The material was located on private property in an unreleased location. A Cooper investigator thinks it is also where the hijacker buried his remaining cash after jumping from a Boeing 727 with $200,000 in ransom money, according to reports in Fox News and posted at DBCooper.com.
Law enforcement trainer and author Tom Colbert and his wife, Dawna (who maintain the website), along with a “40-member cold case team,” found the cloth following a tip from a Washington couple that had studied county records and maps.
The mystery began on November 24, 1971, when a man calling himself Dan Cooper bought a one-way ticket on Northwest Orient Airlines from Portland, Oregon to Seattle. Once aboard the Boeing 727, he slipped a note to the flight attendant saying he had a bomb and that he wanted $200,000 and four parachutes, as well as a refueling truck at the ready when they landed in Seattle.
In Seattle, the man exchanged the passengers for the ransom money and the plane took off headed for Mexico. Somewhere over Southwest Washington, Cooper jumped out the rear stair door of the plane and was never heard from again.
The FBI officially stopped pursuing the case last year, but said it would review any physical evidence of the parachutes or the money that turned up.
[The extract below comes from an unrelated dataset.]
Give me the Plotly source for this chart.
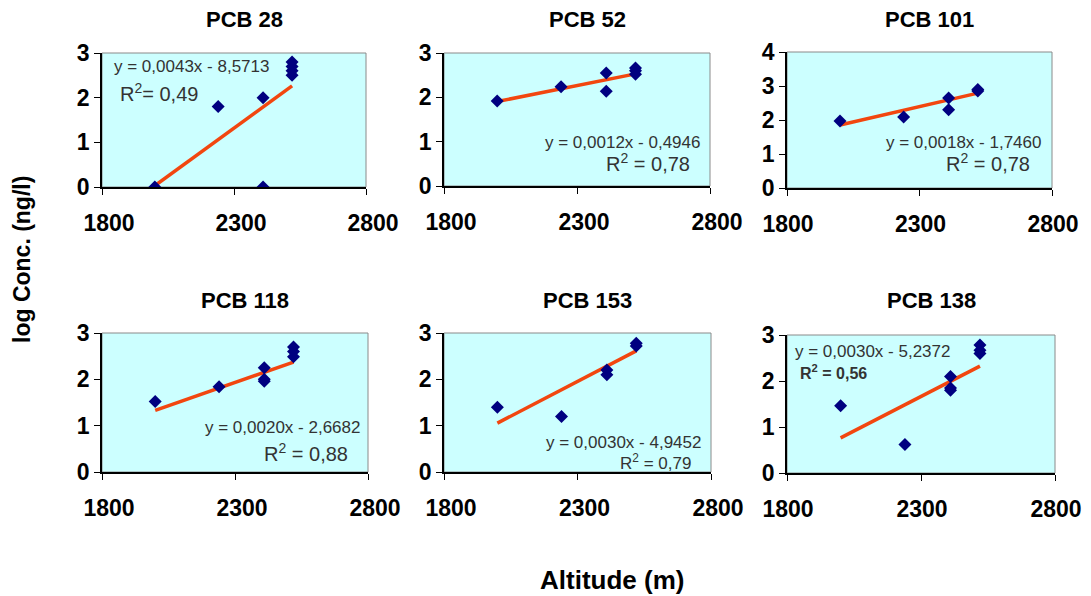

A public affairs officer for the Seattle FBI Division would not confirm the Colberts’ fabric was turned over, but did offer a response to SeattlePI’s request for comment.
“I can reassure your readers that the FBI’s Seattle Field Office will review any physical items possibly related to the parachute or money taken by the NORJAK hijacker. Based on that review, the FBI will take any appropriate action.”
Many investigators thought it unlikely that Cooper survived the jump, but the Colberts believe the real hijacker is alive and well, living in San Diego under his real name, Robert W. Rackstraw Sr.
Now 73, Rackstraw was a Vietnam war explosives expert, paratrooper and chopper pilot in the U.S. Army’s Air Cavalry. The four-time convicted felon was questioned by the FBI in 1979 and released.